● Written problem: Below are some records. Count the lines with "source" in them and give nothing but the total.

● Records supplied:
++++++++++

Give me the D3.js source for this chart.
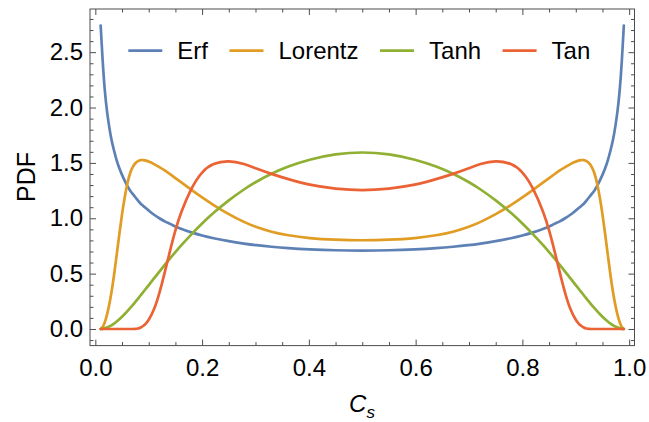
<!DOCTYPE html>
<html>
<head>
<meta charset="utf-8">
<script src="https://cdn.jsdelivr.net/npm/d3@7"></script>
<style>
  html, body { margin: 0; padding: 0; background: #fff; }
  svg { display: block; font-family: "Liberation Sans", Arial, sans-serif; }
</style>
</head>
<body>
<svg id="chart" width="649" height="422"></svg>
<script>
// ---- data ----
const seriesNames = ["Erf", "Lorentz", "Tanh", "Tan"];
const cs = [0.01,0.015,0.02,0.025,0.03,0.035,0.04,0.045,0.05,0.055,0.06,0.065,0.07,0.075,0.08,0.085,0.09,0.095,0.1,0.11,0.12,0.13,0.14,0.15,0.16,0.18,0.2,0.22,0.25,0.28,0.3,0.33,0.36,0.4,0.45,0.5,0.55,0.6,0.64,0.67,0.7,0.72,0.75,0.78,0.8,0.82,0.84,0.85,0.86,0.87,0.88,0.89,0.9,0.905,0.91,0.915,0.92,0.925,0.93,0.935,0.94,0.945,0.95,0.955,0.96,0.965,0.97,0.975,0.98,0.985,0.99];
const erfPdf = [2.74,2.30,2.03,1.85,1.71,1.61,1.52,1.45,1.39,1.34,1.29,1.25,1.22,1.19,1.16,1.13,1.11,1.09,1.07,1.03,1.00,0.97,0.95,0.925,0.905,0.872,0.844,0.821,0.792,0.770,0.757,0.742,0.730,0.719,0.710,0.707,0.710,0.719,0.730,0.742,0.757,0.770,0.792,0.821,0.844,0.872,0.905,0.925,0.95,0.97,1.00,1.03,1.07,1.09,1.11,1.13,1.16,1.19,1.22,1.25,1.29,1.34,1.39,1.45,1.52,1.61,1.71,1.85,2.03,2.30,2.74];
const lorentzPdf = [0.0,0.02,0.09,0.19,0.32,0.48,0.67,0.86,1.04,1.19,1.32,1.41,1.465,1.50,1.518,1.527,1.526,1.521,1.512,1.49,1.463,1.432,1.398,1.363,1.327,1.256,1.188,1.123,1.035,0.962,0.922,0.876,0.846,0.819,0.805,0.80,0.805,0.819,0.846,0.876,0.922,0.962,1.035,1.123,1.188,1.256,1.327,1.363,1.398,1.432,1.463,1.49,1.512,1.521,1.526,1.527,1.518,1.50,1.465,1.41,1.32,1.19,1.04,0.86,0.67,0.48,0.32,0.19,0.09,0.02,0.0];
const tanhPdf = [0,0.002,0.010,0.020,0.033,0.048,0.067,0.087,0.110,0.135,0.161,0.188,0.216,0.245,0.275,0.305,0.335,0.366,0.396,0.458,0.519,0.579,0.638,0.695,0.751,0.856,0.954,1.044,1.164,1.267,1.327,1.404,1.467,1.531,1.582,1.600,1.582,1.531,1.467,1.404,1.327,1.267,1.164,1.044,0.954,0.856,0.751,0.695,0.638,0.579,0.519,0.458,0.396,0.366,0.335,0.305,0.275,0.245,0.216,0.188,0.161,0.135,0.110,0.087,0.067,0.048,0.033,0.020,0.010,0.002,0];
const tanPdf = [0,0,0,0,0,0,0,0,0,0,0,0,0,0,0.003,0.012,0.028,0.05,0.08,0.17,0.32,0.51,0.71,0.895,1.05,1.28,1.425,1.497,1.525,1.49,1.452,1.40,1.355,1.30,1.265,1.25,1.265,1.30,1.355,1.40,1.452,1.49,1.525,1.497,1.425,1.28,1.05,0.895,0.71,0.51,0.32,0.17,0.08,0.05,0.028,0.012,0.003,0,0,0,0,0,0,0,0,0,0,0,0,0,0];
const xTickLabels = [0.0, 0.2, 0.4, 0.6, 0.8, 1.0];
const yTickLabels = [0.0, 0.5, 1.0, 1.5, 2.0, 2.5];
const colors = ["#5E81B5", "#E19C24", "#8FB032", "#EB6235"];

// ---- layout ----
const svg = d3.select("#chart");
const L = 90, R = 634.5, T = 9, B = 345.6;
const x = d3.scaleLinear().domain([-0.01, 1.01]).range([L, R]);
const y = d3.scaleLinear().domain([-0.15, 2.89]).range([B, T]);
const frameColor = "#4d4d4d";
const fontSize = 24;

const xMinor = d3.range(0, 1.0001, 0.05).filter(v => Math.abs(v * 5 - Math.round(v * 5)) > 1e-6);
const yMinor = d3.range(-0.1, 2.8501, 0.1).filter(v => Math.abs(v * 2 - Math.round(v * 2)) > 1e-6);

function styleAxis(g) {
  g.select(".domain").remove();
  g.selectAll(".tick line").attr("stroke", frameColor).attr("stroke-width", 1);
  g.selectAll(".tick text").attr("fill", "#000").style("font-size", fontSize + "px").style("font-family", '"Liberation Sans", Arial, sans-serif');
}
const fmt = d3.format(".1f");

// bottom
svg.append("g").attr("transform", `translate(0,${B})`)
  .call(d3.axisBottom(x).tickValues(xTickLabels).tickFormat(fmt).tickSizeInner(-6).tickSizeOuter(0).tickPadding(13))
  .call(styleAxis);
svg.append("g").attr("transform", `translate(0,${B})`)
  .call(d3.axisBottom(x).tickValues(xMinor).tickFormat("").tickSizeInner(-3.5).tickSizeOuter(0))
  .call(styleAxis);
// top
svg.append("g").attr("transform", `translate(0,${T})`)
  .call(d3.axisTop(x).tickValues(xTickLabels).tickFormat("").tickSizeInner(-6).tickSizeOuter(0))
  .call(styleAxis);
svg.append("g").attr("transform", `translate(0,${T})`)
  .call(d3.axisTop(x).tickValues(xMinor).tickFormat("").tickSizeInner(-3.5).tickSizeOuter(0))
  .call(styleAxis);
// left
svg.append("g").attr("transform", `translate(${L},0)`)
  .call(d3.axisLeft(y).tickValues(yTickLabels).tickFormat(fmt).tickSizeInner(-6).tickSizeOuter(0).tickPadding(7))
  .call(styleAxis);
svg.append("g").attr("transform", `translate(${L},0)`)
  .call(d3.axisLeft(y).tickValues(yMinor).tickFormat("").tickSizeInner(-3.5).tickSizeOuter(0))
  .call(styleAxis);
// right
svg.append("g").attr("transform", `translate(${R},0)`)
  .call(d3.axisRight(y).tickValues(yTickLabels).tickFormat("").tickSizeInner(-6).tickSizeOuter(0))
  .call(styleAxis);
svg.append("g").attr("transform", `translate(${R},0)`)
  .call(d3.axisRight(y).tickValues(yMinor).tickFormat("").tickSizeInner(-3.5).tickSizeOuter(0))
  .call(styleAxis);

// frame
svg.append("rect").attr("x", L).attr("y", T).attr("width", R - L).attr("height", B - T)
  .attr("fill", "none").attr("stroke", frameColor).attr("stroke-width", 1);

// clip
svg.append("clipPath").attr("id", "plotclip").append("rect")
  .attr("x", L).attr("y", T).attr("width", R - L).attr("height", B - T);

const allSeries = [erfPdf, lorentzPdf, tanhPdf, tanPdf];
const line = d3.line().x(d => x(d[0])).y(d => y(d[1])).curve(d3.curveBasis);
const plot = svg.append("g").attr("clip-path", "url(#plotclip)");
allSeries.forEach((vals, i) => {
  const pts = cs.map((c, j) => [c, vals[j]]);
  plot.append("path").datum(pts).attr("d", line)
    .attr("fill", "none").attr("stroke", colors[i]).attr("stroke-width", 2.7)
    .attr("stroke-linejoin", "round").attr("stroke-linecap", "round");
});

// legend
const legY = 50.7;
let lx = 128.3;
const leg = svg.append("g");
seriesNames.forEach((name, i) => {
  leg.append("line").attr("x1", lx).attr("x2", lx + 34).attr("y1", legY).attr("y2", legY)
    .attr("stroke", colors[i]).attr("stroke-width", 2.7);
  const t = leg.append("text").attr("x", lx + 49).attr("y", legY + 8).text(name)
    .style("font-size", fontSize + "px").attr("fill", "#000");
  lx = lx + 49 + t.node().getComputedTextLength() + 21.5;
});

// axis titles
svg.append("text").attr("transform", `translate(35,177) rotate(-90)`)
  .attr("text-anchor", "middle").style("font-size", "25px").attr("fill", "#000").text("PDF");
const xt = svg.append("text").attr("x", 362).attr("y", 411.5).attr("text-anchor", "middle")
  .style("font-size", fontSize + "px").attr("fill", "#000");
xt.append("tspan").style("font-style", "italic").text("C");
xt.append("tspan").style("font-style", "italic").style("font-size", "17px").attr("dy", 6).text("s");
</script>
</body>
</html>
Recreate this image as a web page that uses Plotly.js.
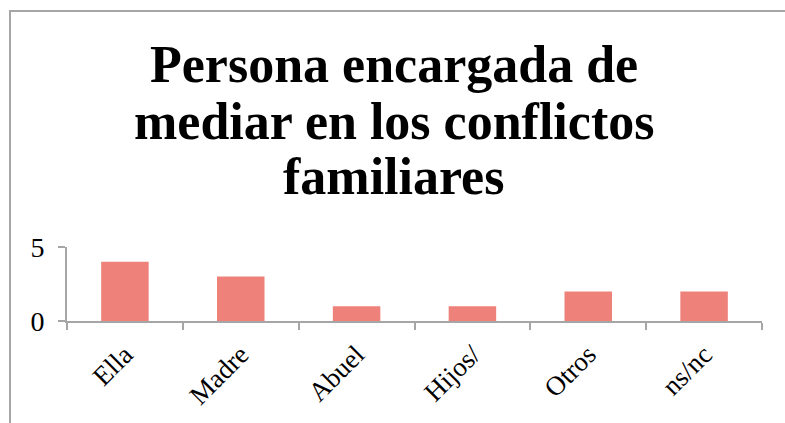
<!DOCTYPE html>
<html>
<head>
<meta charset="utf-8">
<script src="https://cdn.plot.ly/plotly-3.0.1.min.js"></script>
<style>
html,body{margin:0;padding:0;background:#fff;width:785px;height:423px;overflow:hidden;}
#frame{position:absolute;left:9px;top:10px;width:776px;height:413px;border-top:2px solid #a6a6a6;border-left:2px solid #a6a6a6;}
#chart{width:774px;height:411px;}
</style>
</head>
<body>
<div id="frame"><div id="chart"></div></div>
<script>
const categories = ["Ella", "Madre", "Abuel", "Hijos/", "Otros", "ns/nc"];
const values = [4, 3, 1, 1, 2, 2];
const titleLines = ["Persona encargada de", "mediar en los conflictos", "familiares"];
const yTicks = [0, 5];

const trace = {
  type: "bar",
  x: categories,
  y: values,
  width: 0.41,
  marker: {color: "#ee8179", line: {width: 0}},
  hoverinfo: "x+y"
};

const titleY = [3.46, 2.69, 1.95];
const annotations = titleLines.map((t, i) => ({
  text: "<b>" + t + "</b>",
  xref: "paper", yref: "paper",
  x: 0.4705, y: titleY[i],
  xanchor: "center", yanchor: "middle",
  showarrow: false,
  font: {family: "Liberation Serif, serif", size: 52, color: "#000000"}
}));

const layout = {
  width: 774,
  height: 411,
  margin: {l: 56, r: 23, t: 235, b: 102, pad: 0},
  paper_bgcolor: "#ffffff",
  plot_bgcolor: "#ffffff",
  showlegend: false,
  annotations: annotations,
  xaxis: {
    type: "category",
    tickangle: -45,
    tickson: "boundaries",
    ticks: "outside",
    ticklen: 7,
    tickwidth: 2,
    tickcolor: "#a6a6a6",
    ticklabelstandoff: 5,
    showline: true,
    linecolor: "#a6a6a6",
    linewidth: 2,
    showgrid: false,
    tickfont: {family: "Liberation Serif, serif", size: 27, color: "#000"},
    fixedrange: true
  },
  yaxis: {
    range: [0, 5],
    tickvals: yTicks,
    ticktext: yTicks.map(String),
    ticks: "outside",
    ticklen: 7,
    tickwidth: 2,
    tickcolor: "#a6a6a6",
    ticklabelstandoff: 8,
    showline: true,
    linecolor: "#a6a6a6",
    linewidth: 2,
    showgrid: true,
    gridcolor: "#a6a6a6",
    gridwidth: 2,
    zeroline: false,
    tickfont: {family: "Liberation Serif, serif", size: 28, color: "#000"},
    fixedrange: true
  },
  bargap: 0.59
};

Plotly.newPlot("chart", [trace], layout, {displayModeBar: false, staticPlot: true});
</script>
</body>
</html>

++++++++++

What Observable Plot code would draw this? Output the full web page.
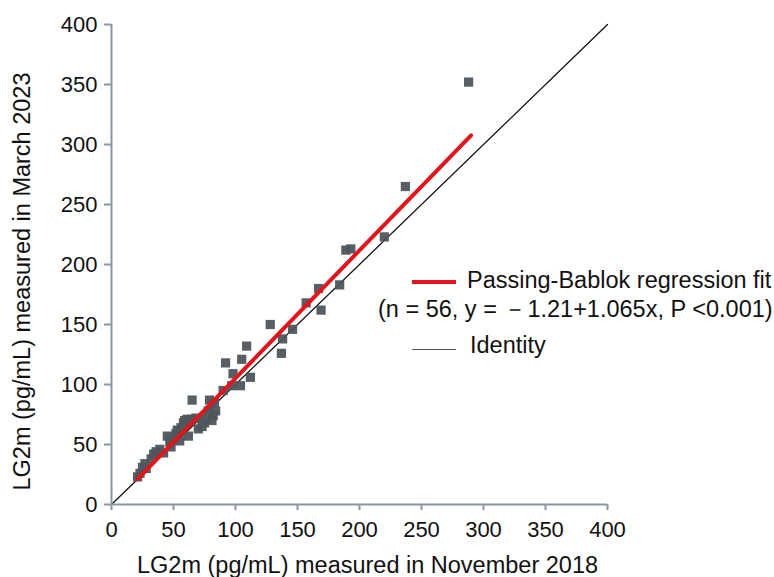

++++++++++

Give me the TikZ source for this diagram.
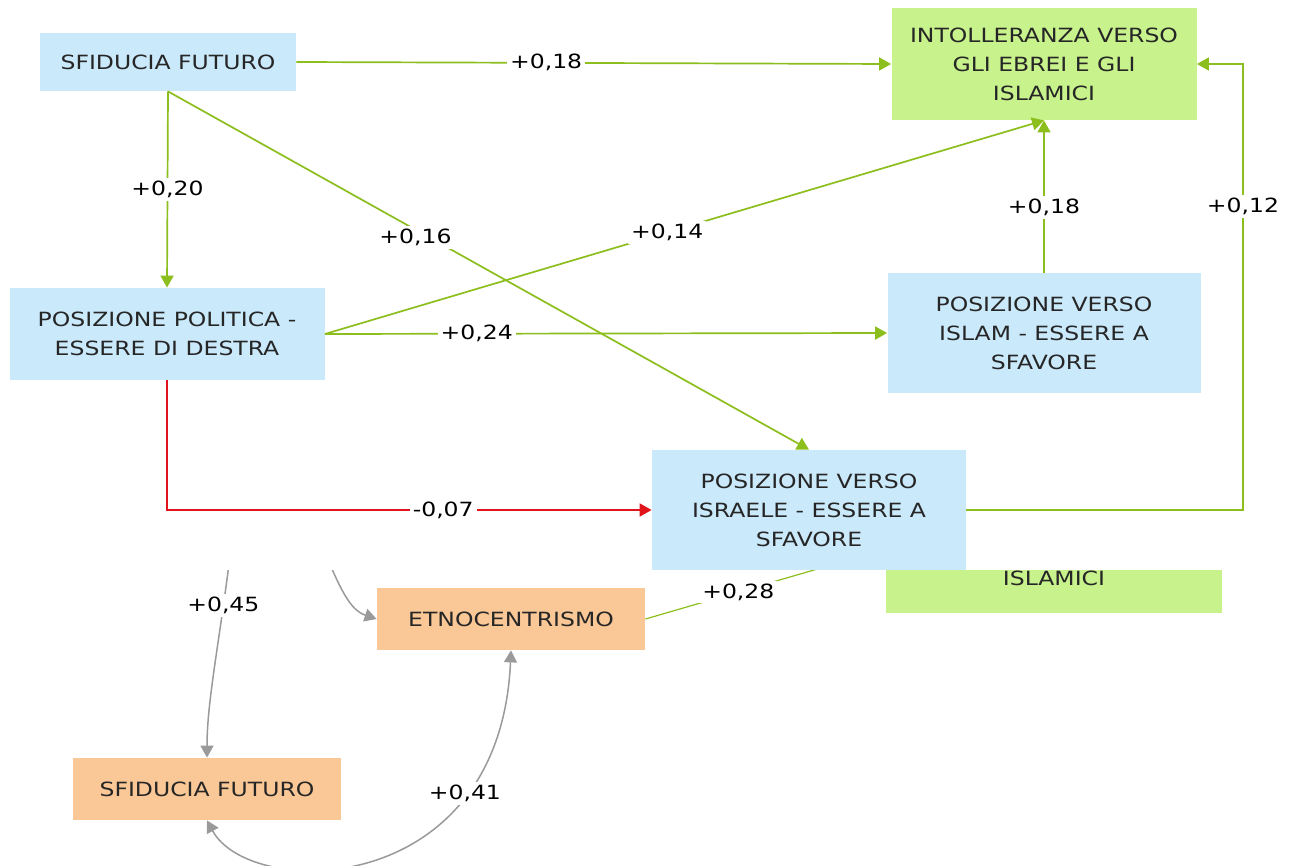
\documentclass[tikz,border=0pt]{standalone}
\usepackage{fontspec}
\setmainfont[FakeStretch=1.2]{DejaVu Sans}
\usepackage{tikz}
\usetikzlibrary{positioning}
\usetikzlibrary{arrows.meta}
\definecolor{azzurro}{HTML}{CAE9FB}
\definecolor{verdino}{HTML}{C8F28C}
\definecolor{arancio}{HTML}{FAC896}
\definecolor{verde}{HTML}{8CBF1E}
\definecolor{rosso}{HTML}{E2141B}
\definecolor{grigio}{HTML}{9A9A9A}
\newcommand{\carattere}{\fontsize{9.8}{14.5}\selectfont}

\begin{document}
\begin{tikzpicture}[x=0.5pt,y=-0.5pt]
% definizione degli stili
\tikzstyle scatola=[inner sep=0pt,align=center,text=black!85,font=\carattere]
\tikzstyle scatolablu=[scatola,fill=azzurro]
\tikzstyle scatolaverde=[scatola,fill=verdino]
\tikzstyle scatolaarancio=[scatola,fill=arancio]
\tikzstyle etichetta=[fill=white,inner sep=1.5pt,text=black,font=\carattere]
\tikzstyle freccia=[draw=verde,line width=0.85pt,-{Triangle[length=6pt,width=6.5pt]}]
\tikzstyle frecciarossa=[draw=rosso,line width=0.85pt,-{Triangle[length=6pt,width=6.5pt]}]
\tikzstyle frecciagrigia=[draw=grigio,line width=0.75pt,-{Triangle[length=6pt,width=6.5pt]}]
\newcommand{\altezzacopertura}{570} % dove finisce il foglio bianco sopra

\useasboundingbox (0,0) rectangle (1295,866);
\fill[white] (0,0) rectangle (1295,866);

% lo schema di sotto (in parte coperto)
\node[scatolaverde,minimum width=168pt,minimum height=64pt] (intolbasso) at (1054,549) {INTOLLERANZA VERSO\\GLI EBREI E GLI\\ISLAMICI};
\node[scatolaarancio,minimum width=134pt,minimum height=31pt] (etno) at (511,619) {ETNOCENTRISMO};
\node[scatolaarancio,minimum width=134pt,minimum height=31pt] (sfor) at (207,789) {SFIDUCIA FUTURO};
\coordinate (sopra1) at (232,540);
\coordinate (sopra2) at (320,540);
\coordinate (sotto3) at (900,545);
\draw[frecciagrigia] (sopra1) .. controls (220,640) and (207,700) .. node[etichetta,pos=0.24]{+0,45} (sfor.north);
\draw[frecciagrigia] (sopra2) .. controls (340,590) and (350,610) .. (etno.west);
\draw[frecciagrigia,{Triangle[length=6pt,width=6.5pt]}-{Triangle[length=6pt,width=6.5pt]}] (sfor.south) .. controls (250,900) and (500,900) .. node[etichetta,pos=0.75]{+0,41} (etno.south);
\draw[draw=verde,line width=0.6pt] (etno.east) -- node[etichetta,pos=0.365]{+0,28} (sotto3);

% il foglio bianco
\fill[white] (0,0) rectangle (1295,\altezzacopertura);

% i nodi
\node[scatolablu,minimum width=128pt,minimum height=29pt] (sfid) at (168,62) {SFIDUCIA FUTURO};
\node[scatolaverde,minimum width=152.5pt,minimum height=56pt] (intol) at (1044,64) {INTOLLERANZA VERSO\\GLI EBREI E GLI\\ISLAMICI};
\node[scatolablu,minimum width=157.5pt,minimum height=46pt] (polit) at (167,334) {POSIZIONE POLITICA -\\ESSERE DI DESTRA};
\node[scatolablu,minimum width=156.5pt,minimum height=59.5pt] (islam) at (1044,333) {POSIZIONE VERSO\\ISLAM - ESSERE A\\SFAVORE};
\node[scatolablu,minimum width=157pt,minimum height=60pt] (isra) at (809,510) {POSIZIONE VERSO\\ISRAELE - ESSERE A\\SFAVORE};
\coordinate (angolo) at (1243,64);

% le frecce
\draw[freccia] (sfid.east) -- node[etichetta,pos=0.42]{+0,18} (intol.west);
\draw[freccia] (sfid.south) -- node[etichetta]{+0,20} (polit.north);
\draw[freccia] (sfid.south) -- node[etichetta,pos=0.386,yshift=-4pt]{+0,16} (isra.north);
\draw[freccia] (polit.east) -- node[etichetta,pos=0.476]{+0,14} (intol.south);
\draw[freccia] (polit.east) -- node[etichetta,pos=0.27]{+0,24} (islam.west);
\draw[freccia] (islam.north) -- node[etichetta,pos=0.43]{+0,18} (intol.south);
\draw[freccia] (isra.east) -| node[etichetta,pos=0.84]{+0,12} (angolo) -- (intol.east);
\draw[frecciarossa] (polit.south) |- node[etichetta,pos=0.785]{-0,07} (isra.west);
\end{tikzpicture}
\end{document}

++++++++++

● Finished exercise: 2